══ LISTED RECORDS
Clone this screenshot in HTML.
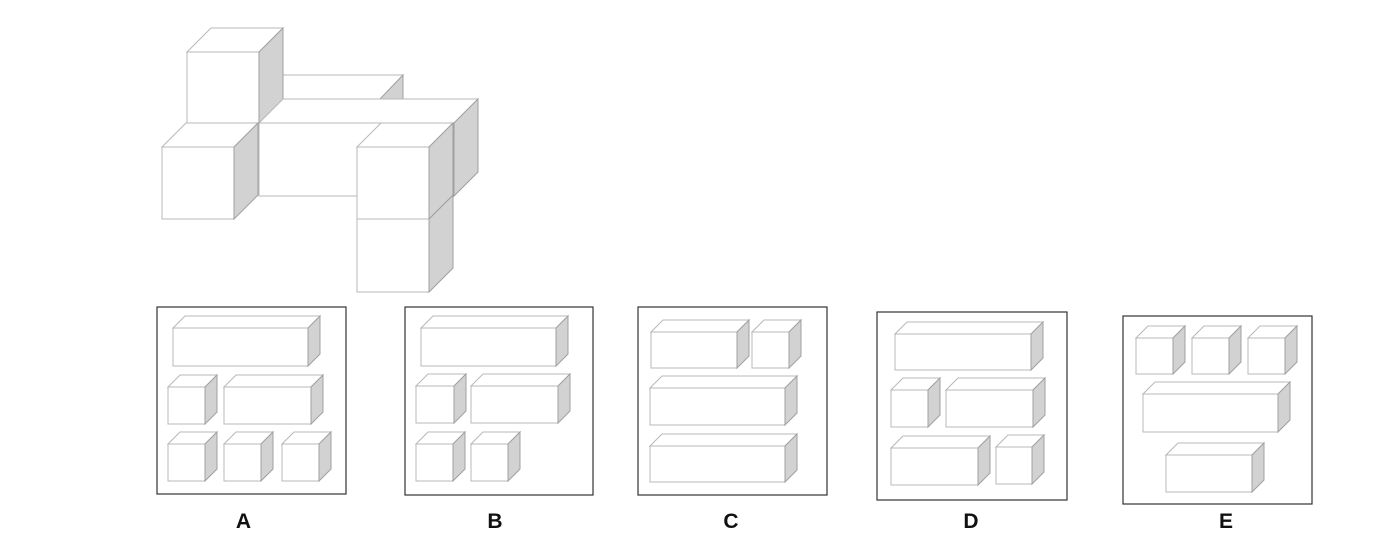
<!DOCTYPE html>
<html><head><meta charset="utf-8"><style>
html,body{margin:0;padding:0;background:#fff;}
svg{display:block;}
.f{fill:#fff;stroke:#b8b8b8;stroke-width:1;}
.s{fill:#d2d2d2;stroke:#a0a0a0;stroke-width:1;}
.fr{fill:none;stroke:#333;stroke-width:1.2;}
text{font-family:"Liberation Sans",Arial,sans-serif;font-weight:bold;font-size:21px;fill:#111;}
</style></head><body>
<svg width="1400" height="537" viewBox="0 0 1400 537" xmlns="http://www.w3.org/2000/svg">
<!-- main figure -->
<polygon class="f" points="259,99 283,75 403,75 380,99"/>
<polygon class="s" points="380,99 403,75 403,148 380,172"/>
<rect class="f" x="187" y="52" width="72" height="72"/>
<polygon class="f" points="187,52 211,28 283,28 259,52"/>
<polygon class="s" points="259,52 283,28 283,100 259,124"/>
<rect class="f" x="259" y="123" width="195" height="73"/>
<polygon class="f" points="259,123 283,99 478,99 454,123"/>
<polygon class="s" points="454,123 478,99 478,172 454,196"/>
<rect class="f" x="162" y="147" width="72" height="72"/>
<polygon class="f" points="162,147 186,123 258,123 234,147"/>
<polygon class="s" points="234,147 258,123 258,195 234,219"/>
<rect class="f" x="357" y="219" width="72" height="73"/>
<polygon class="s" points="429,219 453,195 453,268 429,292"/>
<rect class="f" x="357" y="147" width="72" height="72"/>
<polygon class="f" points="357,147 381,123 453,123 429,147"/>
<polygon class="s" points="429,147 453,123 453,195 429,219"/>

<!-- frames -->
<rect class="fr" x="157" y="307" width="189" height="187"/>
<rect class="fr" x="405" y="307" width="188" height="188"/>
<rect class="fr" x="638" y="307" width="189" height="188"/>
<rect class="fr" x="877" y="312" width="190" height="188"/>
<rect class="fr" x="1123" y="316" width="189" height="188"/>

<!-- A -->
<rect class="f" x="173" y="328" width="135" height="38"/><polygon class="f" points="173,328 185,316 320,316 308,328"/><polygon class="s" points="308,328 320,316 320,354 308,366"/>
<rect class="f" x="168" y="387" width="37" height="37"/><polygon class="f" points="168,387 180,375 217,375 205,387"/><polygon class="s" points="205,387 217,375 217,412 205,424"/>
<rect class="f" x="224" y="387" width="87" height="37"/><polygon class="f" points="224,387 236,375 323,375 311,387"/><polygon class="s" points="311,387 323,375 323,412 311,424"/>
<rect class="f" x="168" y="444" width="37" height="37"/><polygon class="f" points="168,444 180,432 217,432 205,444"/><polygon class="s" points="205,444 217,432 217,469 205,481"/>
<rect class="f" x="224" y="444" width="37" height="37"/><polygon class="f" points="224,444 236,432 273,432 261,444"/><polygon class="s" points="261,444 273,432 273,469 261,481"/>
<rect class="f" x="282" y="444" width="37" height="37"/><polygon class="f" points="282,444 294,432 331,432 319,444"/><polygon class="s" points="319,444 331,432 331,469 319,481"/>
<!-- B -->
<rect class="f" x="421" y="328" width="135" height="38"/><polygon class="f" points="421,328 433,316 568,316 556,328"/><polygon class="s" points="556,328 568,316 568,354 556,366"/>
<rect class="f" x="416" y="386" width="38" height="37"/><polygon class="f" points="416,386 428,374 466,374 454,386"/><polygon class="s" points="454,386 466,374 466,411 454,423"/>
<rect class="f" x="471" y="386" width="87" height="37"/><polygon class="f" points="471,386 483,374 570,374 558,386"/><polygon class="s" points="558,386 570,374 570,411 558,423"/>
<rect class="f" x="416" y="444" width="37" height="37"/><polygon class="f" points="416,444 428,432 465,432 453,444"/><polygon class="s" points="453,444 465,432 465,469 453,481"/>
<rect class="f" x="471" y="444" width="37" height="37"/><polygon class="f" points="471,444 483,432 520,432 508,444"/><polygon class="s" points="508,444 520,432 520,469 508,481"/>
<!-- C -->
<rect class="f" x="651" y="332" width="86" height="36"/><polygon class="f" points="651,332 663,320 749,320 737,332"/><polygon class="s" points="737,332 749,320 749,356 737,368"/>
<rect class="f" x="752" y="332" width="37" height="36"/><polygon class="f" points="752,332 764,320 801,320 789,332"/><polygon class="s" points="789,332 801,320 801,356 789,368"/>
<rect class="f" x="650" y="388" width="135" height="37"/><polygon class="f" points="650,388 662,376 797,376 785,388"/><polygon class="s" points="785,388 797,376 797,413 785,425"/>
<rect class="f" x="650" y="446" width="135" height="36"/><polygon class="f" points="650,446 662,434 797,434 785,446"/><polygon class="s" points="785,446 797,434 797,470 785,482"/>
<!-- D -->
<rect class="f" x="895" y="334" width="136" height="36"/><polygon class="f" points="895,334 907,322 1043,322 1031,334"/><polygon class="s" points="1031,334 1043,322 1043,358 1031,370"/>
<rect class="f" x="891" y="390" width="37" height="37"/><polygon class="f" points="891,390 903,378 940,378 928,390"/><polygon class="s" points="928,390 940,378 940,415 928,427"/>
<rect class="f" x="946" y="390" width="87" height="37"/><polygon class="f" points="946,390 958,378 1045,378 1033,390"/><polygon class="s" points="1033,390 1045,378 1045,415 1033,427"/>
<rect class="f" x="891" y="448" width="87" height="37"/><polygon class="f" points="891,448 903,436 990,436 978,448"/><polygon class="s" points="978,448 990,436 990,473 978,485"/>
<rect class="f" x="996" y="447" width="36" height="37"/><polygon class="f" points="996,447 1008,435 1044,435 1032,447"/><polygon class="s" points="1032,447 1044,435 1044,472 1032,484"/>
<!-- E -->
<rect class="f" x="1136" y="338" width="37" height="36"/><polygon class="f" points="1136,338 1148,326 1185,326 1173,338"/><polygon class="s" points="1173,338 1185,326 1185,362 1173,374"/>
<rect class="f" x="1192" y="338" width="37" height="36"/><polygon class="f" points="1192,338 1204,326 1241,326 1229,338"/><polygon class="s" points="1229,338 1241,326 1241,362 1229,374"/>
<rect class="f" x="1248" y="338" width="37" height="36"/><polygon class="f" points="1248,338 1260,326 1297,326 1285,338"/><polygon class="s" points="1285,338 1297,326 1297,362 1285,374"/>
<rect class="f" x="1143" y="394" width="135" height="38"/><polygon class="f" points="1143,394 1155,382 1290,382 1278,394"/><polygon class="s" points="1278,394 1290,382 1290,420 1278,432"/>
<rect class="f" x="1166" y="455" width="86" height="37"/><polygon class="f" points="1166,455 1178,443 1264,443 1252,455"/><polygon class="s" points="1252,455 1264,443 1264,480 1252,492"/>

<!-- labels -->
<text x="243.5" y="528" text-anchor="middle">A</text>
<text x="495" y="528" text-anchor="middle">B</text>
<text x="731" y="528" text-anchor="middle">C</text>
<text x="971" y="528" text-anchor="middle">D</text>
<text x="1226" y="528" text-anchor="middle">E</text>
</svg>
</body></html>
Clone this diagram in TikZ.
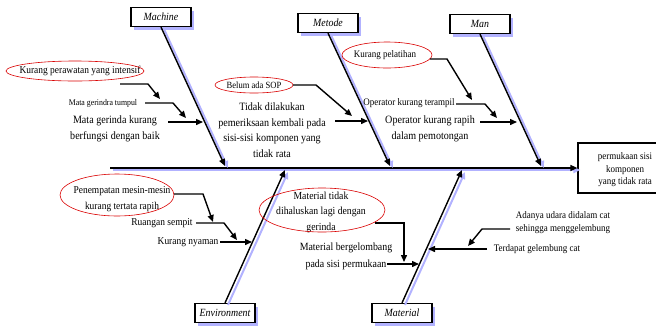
════
» EXERCISE GOAL
Retype all the records shown above, character for character. Omit every picture.

» EXERCISE SOLUTION
Clone this screenshot in HTML.
<!DOCTYPE html>
<html><head><meta charset="utf-8"><style>
html,body{margin:0;padding:0;background:#fff;}
svg{display:block;}
.f{fill:#fff;stroke:#b8b8b8;stroke-width:1;}
.s{fill:#d2d2d2;stroke:#a0a0a0;stroke-width:1;}
.fr{fill:none;stroke:#333;stroke-width:1.2;}
text{font-family:"Liberation Sans",Arial,sans-serif;font-weight:bold;font-size:21px;fill:#111;}
</style></head><body>
<svg width="1400" height="537" viewBox="0 0 1400 537" xmlns="http://www.w3.org/2000/svg">
<!-- main figure -->
<polygon class="f" points="259,99 283,75 403,75 380,99"/>
<polygon class="s" points="380,99 403,75 403,148 380,172"/>
<rect class="f" x="187" y="52" width="72" height="72"/>
<polygon class="f" points="187,52 211,28 283,28 259,52"/>
<polygon class="s" points="259,52 283,28 283,100 259,124"/>
<rect class="f" x="259" y="123" width="195" height="73"/>
<polygon class="f" points="259,123 283,99 478,99 454,123"/>
<polygon class="s" points="454,123 478,99 478,172 454,196"/>
<rect class="f" x="162" y="147" width="72" height="72"/>
<polygon class="f" points="162,147 186,123 258,123 234,147"/>
<polygon class="s" points="234,147 258,123 258,195 234,219"/>
<rect class="f" x="357" y="219" width="72" height="73"/>
<polygon class="s" points="429,219 453,195 453,268 429,292"/>
<rect class="f" x="357" y="147" width="72" height="72"/>
<polygon class="f" points="357,147 381,123 453,123 429,147"/>
<polygon class="s" points="429,147 453,123 453,195 429,219"/>

<!-- frames -->
<rect class="fr" x="157" y="307" width="189" height="187"/>
<rect class="fr" x="405" y="307" width="188" height="188"/>
<rect class="fr" x="638" y="307" width="189" height="188"/>
<rect class="fr" x="877" y="312" width="190" height="188"/>
<rect class="fr" x="1123" y="316" width="189" height="188"/>

<!-- A -->
<rect class="f" x="173" y="328" width="135" height="38"/><polygon class="f" points="173,328 185,316 320,316 308,328"/><polygon class="s" points="308,328 320,316 320,354 308,366"/>
<rect class="f" x="168" y="387" width="37" height="37"/><polygon class="f" points="168,387 180,375 217,375 205,387"/><polygon class="s" points="205,387 217,375 217,412 205,424"/>
<rect class="f" x="224" y="387" width="87" height="37"/><polygon class="f" points="224,387 236,375 323,375 311,387"/><polygon class="s" points="311,387 323,375 323,412 311,424"/>
<rect class="f" x="168" y="444" width="37" height="37"/><polygon class="f" points="168,444 180,432 217,432 205,444"/><polygon class="s" points="205,444 217,432 217,469 205,481"/>
<rect class="f" x="224" y="444" width="37" height="37"/><polygon class="f" points="224,444 236,432 273,432 261,444"/><polygon class="s" points="261,444 273,432 273,469 261,481"/>
<rect class="f" x="282" y="444" width="37" height="37"/><polygon class="f" points="282,444 294,432 331,432 319,444"/><polygon class="s" points="319,444 331,432 331,469 319,481"/>
<!-- B -->
<rect class="f" x="421" y="328" width="135" height="38"/><polygon class="f" points="421,328 433,316 568,316 556,328"/><polygon class="s" points="556,328 568,316 568,354 556,366"/>
<rect class="f" x="416" y="386" width="38" height="37"/><polygon class="f" points="416,386 428,374 466,374 454,386"/><polygon class="s" points="454,386 466,374 466,411 454,423"/>
<rect class="f" x="471" y="386" width="87" height="37"/><polygon class="f" points="471,386 483,374 570,374 558,386"/><polygon class="s" points="558,386 570,374 570,411 558,423"/>
<rect class="f" x="416" y="444" width="37" height="37"/><polygon class="f" points="416,444 428,432 465,432 453,444"/><polygon class="s" points="453,444 465,432 465,469 453,481"/>
<rect class="f" x="471" y="444" width="37" height="37"/><polygon class="f" points="471,444 483,432 520,432 508,444"/><polygon class="s" points="508,444 520,432 520,469 508,481"/>
<!-- C -->
<rect class="f" x="651" y="332" width="86" height="36"/><polygon class="f" points="651,332 663,320 749,320 737,332"/><polygon class="s" points="737,332 749,320 749,356 737,368"/>
<rect class="f" x="752" y="332" width="37" height="36"/><polygon class="f" points="752,332 764,320 801,320 789,332"/><polygon class="s" points="789,332 801,320 801,356 789,368"/>
<rect class="f" x="650" y="388" width="135" height="37"/><polygon class="f" points="650,388 662,376 797,376 785,388"/><polygon class="s" points="785,388 797,376 797,413 785,425"/>
<rect class="f" x="650" y="446" width="135" height="36"/><polygon class="f" points="650,446 662,434 797,434 785,446"/><polygon class="s" points="785,446 797,434 797,470 785,482"/>
<!-- D -->
<rect class="f" x="895" y="334" width="136" height="36"/><polygon class="f" points="895,334 907,322 1043,322 1031,334"/><polygon class="s" points="1031,334 1043,322 1043,358 1031,370"/>
<rect class="f" x="891" y="390" width="37" height="37"/><polygon class="f" points="891,390 903,378 940,378 928,390"/><polygon class="s" points="928,390 940,378 940,415 928,427"/>
<rect class="f" x="946" y="390" width="87" height="37"/><polygon class="f" points="946,390 958,378 1045,378 1033,390"/><polygon class="s" points="1033,390 1045,378 1045,415 1033,427"/>
<rect class="f" x="891" y="448" width="87" height="37"/><polygon class="f" points="891,448 903,436 990,436 978,448"/><polygon class="s" points="978,448 990,436 990,473 978,485"/>
<rect class="f" x="996" y="447" width="36" height="37"/><polygon class="f" points="996,447 1008,435 1044,435 1032,447"/><polygon class="s" points="1032,447 1044,435 1044,472 1032,484"/>
<!-- E -->
<rect class="f" x="1136" y="338" width="37" height="36"/><polygon class="f" points="1136,338 1148,326 1185,326 1173,338"/><polygon class="s" points="1173,338 1185,326 1185,362 1173,374"/>
<rect class="f" x="1192" y="338" width="37" height="36"/><polygon class="f" points="1192,338 1204,326 1241,326 1229,338"/><polygon class="s" points="1229,338 1241,326 1241,362 1229,374"/>
<rect class="f" x="1248" y="338" width="37" height="36"/><polygon class="f" points="1248,338 1260,326 1297,326 1285,338"/><polygon class="s" points="1285,338 1297,326 1297,362 1285,374"/>
<rect class="f" x="1143" y="394" width="135" height="38"/><polygon class="f" points="1143,394 1155,382 1290,382 1278,394"/><polygon class="s" points="1278,394 1290,382 1290,420 1278,432"/>
<rect class="f" x="1166" y="455" width="86" height="37"/><polygon class="f" points="1166,455 1178,443 1264,443 1252,455"/><polygon class="s" points="1252,455 1264,443 1264,480 1252,492"/>

<!-- labels -->
<text x="243.5" y="528" text-anchor="middle">A</text>
<text x="495" y="528" text-anchor="middle">B</text>
<text x="731" y="528" text-anchor="middle">C</text>
<text x="971" y="528" text-anchor="middle">D</text>
<text x="1226" y="528" text-anchor="middle">E</text>
</svg>
</body></html>
Clone this diagram in TikZ.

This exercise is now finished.